### What this task involves
Everything from the first line of the data below through the line that contains "plt.rcParams['font.family'] = ['DejaVu Sans']" should be written out exactly, please, and nothing more; the pictures stay out.

>> Start Information shown

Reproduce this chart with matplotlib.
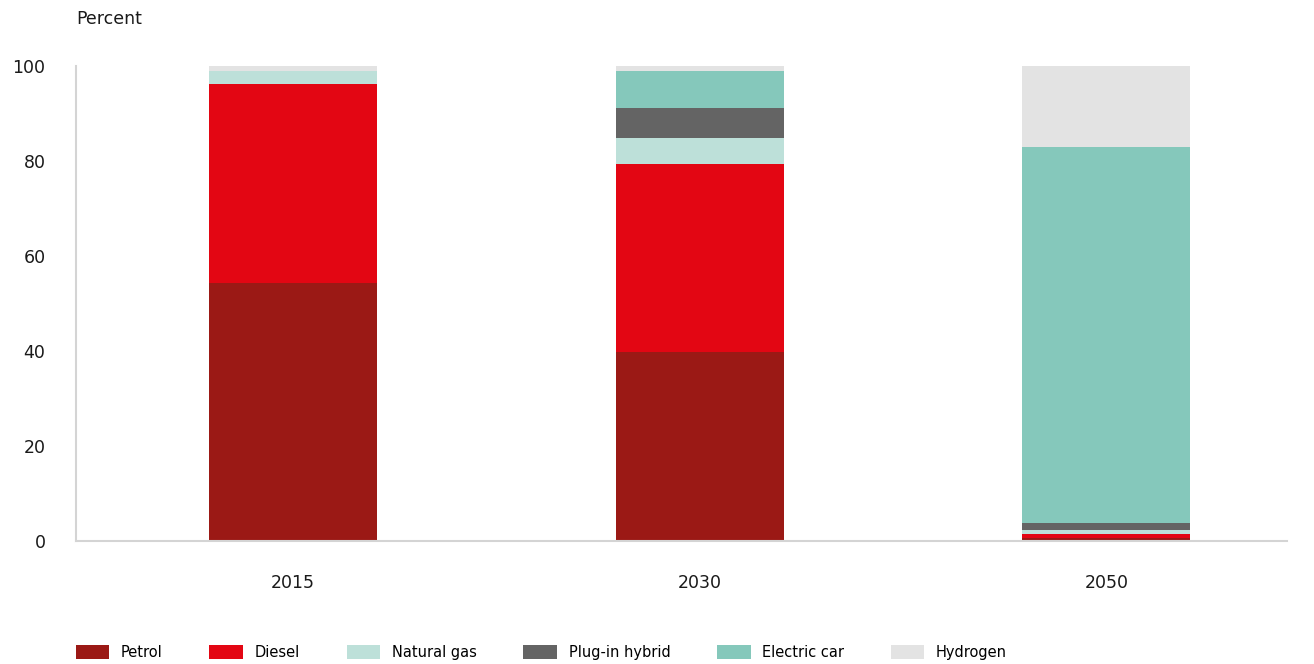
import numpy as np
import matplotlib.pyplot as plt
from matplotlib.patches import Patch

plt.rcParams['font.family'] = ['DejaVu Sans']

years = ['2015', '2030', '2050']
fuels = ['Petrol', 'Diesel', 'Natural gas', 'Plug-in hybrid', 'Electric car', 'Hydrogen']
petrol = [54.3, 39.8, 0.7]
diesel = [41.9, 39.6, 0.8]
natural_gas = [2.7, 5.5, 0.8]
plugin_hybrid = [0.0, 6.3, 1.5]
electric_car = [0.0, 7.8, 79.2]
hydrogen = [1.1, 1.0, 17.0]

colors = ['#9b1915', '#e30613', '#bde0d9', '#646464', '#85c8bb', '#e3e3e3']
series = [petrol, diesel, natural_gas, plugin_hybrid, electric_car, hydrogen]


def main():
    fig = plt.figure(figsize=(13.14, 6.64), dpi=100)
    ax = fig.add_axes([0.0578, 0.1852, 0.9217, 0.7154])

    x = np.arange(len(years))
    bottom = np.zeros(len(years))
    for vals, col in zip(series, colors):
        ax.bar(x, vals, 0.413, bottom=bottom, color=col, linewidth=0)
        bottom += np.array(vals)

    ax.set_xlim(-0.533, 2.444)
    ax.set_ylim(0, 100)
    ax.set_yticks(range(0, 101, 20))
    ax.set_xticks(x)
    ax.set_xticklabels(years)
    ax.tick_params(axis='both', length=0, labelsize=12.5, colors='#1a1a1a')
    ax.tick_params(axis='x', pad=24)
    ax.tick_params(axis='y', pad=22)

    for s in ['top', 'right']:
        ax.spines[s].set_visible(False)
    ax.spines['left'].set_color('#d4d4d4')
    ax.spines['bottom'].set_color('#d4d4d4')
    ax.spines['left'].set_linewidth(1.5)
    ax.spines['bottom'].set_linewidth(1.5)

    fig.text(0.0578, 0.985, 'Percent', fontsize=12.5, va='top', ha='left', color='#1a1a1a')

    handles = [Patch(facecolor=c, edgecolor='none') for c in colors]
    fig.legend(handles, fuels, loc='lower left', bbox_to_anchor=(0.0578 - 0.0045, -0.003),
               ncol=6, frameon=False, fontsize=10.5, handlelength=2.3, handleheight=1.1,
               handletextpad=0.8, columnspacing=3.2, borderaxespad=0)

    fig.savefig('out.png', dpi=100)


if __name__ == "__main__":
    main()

>> End Information shown

### Completed exercise
Reproduce this chart with matplotlib.
import numpy as np
import matplotlib.pyplot as plt
from matplotlib.patches import Patch

plt.rcParams['font.family'] = ['DejaVu Sans']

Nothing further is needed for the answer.